> **Work instructions**
Write out the opening lines of the data word for word, up to and including the line with "y_ticks = np.round(np.arange(-6.0, -3.99, 0.2), 1)", and leave every picture and every later line out.

> **Information provided**
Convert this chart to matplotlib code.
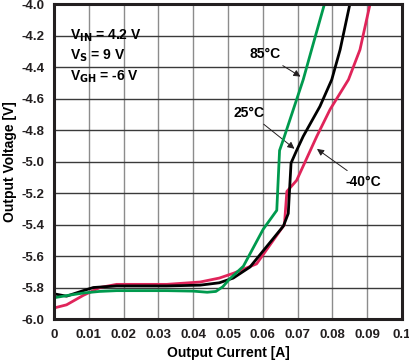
import matplotlib
matplotlib.use("Agg")
import matplotlib.pyplot as plt
import numpy as np

plt.rcParams["font.family"] = ["Liberation Sans", "DejaVu Sans"]
plt.rcParams["font.weight"] = "bold"

# output current [A] / output voltage [V] per temperature
x_85 = [0.0, 0.004, 0.0084, 0.013, 0.018, 0.0324, 0.040, 0.0440, 0.0465, 0.0485, 0.0505,
        0.0544, 0.0601, 0.064, 0.0648, 0.0659, 0.0716, 0.074, 0.0777]
y_85 = [-5.865, -5.85, -5.835, -5.825, -5.82, -5.82, -5.823, -5.83, -5.825, -5.795, -5.745,
        -5.665, -5.43, -5.31, -4.93, -4.86, -4.48, -4.29, -4.0]

x_25 = [0.0, 0.0036, 0.0084, 0.0113, 0.018, 0.0324, 0.042, 0.0475, 0.0515, 0.0563, 0.0659,
        0.0673, 0.0681, 0.0697, 0.0716, 0.0764, 0.0798, 0.0822, 0.085]
y_25 = [-5.84, -5.855, -5.82, -5.80, -5.79, -5.79, -5.785, -5.77, -5.74, -5.67, -5.41,
        -5.33, -5.01, -4.93, -4.84, -4.65, -4.48, -4.29, -4.0]

x_m40 = [0.0, 0.0036, 0.0084, 0.0132, 0.018, 0.0324, 0.042, 0.0475, 0.0515, 0.0582, 0.0662,
         0.0669, 0.0697, 0.0755, 0.0793, 0.0846, 0.0879, 0.0908]
y_m40 = [-5.93, -5.91, -5.85, -5.80, -5.78, -5.78, -5.765, -5.74, -5.71, -5.65, -5.40,
         -5.19, -5.12, -4.84, -4.67, -4.48, -4.29, -4.0]

x_ticks = [0, 0.01, 0.02, 0.03, 0.04, 0.05, 0.06, 0.07, 0.08, 0.09, 0.1]
x_labels = ["0", "0.01", "0.02", "0.03", "0.04", "0.05", "0.06", "0.07", "0.08", "0.09", "0.1"]
y_ticks = np.round(np.arange(-6.0, -3.99, 0.2), 1)

fig = plt.figure(figsize=(4.1, 3.64), dpi=100)
ax = fig.add_axes([0.1317, 0.1236, 0.849, 0.8654])

# grid: vertical lighter, horizontal darker
for xv in x_ticks[1:-1]:
    ax.axvline(xv, color="#8c8c8c", lw=1.0, zorder=1)
for yv in y_ticks[1:-1]:
    ax.axhline(yv, color="#3a3a3a", lw=1.0, zorder=1)

ax.plot(x_m40, y_m40, color="#e0245a", lw=2.0, zorder=3, solid_joinstyle="round")
ax.plot(x_25, y_25, color="#000000", lw=2.0, zorder=4, solid_joinstyle="round")
ax.plot(x_85, y_85, color="#009a4e", lw=2.0, zorder=5, solid_joinstyle="round")

ax.set_xlim(0, 0.1)
ax.set_ylim(-6.0, -4.0)
ax.set_xticks(x_ticks)
ax.set_xticklabels(x_labels)
ax.set_yticks(y_ticks)
ax.set_yticklabels(["%.1f" % v for v in y_ticks])
ax.tick_params(length=0, labelsize=9.5, pad=7, colors="#231f20")
ax.set_xlabel("Output Current [A]", fontsize=10, fontweight="bold", labelpad=4)
ax.set_ylabel("Output Voltage [V]", fontsize=10, fontweight="bold", labelpad=3)
for s in ax.spines.values():
    s.set_linewidth(2.2)
    s.set_color("#231f20")
    s.set_zorder(6)

# conditions
ax.text(0.0045, -4.2, r"V$_{\mathbf{IN}}$ = 4.2 V", fontsize=10, fontweight="bold", va="center")
ax.text(0.0045, -4.33, r"V$_{\mathbf{S}}$ = 9 V", fontsize=10, fontweight="bold", va="center")
ax.text(0.0045, -4.46, r"V$_{\mathbf{GH}}$ = -6 V", fontsize=10, fontweight="bold", va="center")

arrow = dict(arrowstyle="-|>", color="#231f20", lw=0.7, mutation_scale=10)
ax.annotate("85°C", xy=(0.0715, -4.47), xytext=(0.0605, -4.32), fontsize=10,
            fontweight="bold", ha="center", va="center", arrowprops=arrow)
ax.annotate("25°C", xy=(0.0697, -4.93), xytext=(0.0561, -4.69), fontsize=10,
            fontweight="bold", ha="center", va="center", arrowprops=arrow)
ax.annotate("-40°C", xy=(0.0749, -4.91), xytext=(0.0888, -5.13), fontsize=10,
            fontweight="bold", ha="center", va="center", arrowprops=arrow)

plt.savefig("out.png", dpi=100)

> **Solution for this exercise**
Convert this chart to matplotlib code.
import matplotlib
matplotlib.use("Agg")
import matplotlib.pyplot as plt
import numpy as np

plt.rcParams["font.family"] = ["Liberation Sans", "DejaVu Sans"]
plt.rcParams["font.weight"] = "bold"

# output current [A] / output voltage [V] per temperature
x_85 = [0.0, 0.004, 0.0084, 0.013, 0.018, 0.0324, 0.040, 0.0440, 0.0465, 0.0485, 0.0505,
        0.0544, 0.0601, 0.064, 0.0648, 0.0659, 0.0716, 0.074, 0.0777]
y_85 = [-5.865, -5.85, -5.835, -5.825, -5.82, -5.82, -5.823, -5.83, -5.825, -5.795, -5.745,
        -5.665, -5.43, -5.31, -4.93, -4.86, -4.48, -4.29, -4.0]

x_25 = [0.0, 0.0036, 0.0084, 0.0113, 0.018, 0.0324, 0.042, 0.0475, 0.0515, 0.0563, 0.0659,
        0.0673, 0.0681, 0.0697, 0.0716, 0.0764, 0.0798, 0.0822, 0.085]
y_25 = [-5.84, -5.855, -5.82, -5.80, -5.79, -5.79, -5.785, -5.77, -5.74, -5.67, -5.41,
        -5.33, -5.01, -4.93, -4.84, -4.65, -4.48, -4.29, -4.0]

x_m40 = [0.0, 0.0036, 0.0084, 0.0132, 0.018, 0.0324, 0.042, 0.0475, 0.0515, 0.0582, 0.0662,
         0.0669, 0.0697, 0.0755, 0.0793, 0.0846, 0.0879, 0.0908]
y_m40 = [-5.93, -5.91, -5.85, -5.80, -5.78, -5.78, -5.765, -5.74, -5.71, -5.65, -5.40,
         -5.19, -5.12, -4.84, -4.67, -4.48, -4.29, -4.0]

x_ticks = [0, 0.01, 0.02, 0.03, 0.04, 0.05, 0.06, 0.07, 0.08, 0.09, 0.1]
x_labels = ["0", "0.01", "0.02", "0.03", "0.04", "0.05", "0.06", "0.07", "0.08", "0.09", "0.1"]
y_ticks = np.round(np.arange(-6.0, -3.99, 0.2), 1)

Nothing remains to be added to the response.